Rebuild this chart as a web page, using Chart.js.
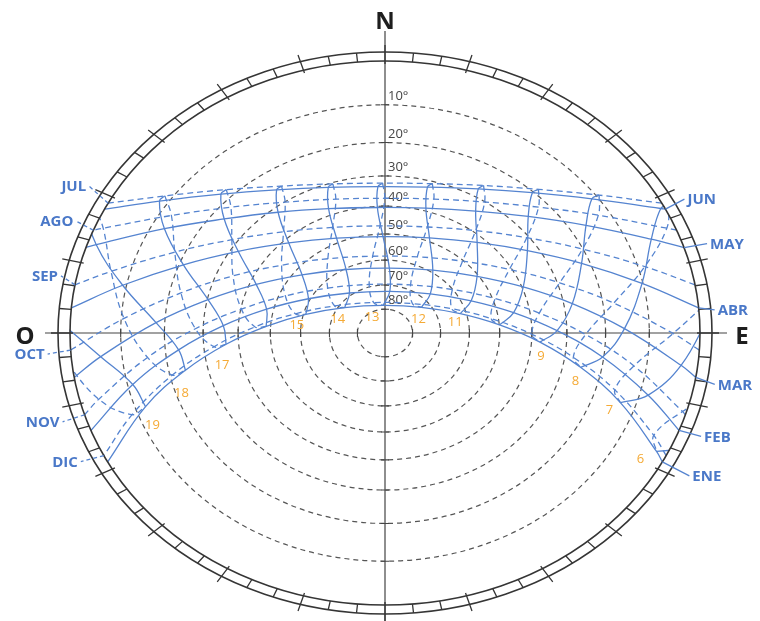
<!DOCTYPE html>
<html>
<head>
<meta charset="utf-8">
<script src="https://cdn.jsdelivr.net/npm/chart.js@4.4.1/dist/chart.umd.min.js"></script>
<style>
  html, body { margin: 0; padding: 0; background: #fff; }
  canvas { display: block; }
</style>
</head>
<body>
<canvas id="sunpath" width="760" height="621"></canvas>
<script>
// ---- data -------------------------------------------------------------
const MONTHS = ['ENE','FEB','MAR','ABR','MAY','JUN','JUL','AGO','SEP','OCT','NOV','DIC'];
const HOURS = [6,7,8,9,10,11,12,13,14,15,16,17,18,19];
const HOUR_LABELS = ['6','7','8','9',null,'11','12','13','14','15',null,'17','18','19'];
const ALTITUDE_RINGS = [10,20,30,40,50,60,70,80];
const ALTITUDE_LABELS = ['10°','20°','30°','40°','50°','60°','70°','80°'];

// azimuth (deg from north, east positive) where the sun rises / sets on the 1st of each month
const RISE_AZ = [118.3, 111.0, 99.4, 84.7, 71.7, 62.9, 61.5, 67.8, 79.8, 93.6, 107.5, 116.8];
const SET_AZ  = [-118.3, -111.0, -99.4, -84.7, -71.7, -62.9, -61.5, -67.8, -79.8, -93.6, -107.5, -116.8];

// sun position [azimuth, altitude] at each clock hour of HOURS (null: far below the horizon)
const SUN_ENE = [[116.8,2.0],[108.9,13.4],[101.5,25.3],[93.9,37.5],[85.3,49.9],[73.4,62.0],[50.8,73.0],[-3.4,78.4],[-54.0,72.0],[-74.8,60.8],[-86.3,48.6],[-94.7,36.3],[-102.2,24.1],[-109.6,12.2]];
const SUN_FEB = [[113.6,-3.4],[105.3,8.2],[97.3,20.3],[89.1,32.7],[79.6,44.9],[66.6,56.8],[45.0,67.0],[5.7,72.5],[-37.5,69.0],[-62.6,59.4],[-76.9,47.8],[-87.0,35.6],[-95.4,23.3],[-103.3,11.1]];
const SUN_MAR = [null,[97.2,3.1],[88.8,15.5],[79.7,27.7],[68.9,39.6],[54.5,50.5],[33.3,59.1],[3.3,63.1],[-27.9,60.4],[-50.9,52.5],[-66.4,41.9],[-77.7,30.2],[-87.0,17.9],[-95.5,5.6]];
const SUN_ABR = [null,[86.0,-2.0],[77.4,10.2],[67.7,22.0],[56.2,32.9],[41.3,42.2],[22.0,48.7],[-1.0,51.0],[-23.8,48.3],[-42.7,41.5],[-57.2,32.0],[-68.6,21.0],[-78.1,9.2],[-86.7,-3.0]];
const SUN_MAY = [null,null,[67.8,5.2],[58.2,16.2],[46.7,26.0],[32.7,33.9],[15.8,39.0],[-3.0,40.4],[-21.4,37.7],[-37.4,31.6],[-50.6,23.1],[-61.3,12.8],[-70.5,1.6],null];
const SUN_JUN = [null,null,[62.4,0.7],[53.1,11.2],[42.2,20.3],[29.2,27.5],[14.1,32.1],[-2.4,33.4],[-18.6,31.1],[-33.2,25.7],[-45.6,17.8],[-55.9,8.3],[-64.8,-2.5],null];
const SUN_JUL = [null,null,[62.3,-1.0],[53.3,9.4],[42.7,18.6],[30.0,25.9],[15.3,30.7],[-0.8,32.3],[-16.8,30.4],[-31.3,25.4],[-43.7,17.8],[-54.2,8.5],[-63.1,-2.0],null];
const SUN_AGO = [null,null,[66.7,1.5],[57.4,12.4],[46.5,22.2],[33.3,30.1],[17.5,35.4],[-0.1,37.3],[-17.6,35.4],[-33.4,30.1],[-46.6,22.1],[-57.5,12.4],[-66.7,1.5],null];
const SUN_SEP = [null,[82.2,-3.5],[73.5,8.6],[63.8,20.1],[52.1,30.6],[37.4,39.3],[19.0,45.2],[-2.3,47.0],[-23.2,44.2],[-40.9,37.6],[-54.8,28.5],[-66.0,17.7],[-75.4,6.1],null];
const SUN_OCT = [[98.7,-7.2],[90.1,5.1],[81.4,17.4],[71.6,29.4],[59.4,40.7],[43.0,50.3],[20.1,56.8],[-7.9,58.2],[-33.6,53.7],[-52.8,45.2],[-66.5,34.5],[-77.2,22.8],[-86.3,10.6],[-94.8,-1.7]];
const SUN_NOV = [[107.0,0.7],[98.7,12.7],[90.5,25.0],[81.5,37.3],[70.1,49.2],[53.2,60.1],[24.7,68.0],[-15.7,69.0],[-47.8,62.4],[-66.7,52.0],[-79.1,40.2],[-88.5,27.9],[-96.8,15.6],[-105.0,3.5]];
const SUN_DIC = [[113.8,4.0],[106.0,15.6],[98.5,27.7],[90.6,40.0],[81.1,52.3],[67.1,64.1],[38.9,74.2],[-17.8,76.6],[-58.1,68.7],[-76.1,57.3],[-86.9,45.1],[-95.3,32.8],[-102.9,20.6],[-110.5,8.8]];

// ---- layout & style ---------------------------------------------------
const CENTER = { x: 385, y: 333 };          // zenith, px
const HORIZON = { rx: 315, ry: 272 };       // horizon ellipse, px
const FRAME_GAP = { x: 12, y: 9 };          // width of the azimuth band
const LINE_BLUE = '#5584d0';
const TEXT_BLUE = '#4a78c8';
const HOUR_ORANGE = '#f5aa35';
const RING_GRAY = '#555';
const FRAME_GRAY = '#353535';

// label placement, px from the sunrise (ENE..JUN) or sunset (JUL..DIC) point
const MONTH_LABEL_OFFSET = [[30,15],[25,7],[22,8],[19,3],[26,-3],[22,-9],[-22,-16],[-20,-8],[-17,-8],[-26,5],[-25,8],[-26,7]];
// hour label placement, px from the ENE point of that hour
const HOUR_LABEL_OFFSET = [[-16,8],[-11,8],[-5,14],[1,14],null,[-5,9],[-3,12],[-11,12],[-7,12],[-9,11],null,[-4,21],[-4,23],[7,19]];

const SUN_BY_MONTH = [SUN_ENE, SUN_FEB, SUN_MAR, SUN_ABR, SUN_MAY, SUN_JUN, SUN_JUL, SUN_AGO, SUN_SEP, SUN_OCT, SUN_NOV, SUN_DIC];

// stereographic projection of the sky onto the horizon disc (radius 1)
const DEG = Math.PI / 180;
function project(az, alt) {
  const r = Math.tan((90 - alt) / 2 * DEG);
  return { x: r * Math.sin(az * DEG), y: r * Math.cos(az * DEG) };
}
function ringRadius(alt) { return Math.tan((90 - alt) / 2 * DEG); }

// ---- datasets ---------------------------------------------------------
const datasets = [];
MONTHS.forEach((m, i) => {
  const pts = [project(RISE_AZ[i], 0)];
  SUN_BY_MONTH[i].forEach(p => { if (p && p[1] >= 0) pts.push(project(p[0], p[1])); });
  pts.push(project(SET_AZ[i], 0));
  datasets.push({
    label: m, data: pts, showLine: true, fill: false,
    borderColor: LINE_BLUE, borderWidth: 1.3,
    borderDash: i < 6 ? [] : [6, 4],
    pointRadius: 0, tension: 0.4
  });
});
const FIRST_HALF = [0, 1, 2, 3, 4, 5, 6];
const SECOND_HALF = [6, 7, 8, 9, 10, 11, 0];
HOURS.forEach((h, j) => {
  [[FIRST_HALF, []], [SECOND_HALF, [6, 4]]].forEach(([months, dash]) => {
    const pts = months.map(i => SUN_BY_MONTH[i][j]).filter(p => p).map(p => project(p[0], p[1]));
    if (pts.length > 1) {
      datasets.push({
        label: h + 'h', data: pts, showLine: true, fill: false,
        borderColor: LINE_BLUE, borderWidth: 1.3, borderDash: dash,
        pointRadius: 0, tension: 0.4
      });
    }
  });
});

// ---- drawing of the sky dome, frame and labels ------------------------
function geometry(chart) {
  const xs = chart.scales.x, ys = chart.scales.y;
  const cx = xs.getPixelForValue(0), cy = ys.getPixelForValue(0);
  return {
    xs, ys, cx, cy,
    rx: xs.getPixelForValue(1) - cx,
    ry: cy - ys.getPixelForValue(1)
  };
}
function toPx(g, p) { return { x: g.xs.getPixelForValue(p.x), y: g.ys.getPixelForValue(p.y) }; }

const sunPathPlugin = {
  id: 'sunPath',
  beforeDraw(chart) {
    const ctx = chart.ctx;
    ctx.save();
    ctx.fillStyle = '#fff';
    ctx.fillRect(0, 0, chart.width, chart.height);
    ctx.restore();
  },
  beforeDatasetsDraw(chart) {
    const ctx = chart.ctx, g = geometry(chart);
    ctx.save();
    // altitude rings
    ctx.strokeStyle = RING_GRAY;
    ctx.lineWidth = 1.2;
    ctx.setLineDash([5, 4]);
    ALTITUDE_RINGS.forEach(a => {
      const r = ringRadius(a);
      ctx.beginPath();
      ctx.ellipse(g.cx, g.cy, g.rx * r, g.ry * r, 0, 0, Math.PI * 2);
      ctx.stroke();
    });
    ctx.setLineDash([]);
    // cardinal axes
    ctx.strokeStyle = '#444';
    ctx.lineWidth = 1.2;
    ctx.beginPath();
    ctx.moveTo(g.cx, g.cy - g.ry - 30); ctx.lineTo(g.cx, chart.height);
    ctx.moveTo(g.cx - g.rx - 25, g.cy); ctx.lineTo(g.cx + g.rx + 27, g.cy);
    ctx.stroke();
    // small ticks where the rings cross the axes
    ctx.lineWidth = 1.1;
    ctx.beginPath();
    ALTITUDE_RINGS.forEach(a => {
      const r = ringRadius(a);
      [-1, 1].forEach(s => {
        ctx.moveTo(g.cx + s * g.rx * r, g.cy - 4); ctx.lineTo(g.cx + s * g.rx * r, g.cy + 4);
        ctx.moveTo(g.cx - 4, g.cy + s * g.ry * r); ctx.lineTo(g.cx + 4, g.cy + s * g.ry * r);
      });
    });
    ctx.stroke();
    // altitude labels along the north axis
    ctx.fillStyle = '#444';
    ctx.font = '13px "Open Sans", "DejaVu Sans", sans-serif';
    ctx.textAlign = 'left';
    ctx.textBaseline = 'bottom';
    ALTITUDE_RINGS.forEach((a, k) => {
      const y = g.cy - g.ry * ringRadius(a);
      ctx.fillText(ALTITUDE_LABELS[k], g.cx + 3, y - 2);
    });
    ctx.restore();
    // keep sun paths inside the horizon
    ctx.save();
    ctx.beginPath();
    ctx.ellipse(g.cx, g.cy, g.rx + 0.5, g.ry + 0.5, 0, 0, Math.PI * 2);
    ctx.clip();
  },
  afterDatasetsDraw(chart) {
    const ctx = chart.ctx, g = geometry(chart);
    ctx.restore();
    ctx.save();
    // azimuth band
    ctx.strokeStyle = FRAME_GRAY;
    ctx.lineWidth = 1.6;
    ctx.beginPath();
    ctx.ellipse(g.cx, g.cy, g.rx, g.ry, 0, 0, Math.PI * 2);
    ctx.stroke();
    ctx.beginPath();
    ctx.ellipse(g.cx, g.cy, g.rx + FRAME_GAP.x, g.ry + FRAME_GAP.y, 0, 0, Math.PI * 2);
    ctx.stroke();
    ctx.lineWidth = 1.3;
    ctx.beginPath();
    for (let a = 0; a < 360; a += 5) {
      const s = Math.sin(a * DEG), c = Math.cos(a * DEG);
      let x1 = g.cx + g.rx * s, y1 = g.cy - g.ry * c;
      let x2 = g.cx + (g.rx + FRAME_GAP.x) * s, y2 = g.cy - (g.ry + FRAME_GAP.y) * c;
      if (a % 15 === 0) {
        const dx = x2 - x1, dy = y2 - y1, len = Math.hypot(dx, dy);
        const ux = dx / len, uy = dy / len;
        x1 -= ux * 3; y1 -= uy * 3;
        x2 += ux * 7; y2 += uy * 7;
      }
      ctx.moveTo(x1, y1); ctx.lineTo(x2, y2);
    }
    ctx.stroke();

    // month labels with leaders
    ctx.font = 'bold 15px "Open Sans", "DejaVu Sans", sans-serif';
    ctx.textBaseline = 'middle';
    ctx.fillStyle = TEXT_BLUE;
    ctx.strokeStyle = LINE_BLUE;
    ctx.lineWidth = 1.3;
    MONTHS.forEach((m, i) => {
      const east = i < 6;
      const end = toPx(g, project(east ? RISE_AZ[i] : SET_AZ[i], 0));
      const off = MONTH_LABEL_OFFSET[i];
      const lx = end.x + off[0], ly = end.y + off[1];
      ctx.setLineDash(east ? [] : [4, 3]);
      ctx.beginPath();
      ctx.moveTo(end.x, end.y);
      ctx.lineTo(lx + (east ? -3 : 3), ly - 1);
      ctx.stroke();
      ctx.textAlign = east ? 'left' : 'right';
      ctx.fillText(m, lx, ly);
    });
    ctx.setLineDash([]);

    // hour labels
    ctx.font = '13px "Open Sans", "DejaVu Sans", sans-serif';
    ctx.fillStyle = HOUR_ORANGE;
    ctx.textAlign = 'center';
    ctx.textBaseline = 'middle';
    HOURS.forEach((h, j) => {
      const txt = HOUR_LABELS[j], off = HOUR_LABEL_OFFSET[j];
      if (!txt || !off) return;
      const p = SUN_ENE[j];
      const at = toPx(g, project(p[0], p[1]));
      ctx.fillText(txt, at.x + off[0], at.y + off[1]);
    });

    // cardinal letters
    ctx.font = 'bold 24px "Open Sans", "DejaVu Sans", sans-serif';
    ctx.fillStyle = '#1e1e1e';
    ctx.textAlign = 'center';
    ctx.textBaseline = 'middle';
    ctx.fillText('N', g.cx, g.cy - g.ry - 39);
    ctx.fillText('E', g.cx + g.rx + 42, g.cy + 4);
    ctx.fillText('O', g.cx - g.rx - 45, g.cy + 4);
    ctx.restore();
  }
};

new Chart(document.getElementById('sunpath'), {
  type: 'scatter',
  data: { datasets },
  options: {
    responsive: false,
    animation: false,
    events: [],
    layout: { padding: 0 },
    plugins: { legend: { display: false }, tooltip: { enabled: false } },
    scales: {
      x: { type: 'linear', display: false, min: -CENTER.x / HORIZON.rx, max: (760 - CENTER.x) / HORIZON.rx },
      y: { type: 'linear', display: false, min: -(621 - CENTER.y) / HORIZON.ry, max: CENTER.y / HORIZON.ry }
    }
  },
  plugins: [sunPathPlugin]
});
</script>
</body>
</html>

[Written exercise]
Give again, word for word, every line from the top of the data through the line with "-93.6, -107.5, -116.8];", both ends included, and exclude the pictures.

[Solution]
Rebuild this chart as a web page, using Chart.js.
<!DOCTYPE html>
<html>
<head>
<meta charset="utf-8">
<script src="https://cdn.jsdelivr.net/npm/chart.js@4.4.1/dist/chart.umd.min.js"></script>
<style>
  html, body { margin: 0; padding: 0; background: #fff; }
  canvas { display: block; }
</style>
</head>
<body>
<canvas id="sunpath" width="760" height="621"></canvas>
<script>
// ---- data -------------------------------------------------------------
const MONTHS = ['ENE','FEB','MAR','ABR','MAY','JUN','JUL','AGO','SEP','OCT','NOV','DIC'];
const HOURS = [6,7,8,9,10,11,12,13,14,15,16,17,18,19];
const HOUR_LABELS = ['6','7','8','9',null,'11','12','13','14','15',null,'17','18','19'];
const ALTITUDE_RINGS = [10,20,30,40,50,60,70,80];
const ALTITUDE_LABELS = ['10°','20°','30°','40°','50°','60°','70°','80°'];

// azimuth (deg from north, east positive) where the sun rises / sets on the 1st of each month
const RISE_AZ = [118.3, 111.0, 99.4, 84.7, 71.7, 62.9, 61.5, 67.8, 79.8, 93.6, 107.5, 116.8];
const SET_AZ  = [-118.3, -111.0, -99.4, -84.7, -71.7, -62.9, -61.5, -67.8, -79.8, -93.6, -107.5, -116.8];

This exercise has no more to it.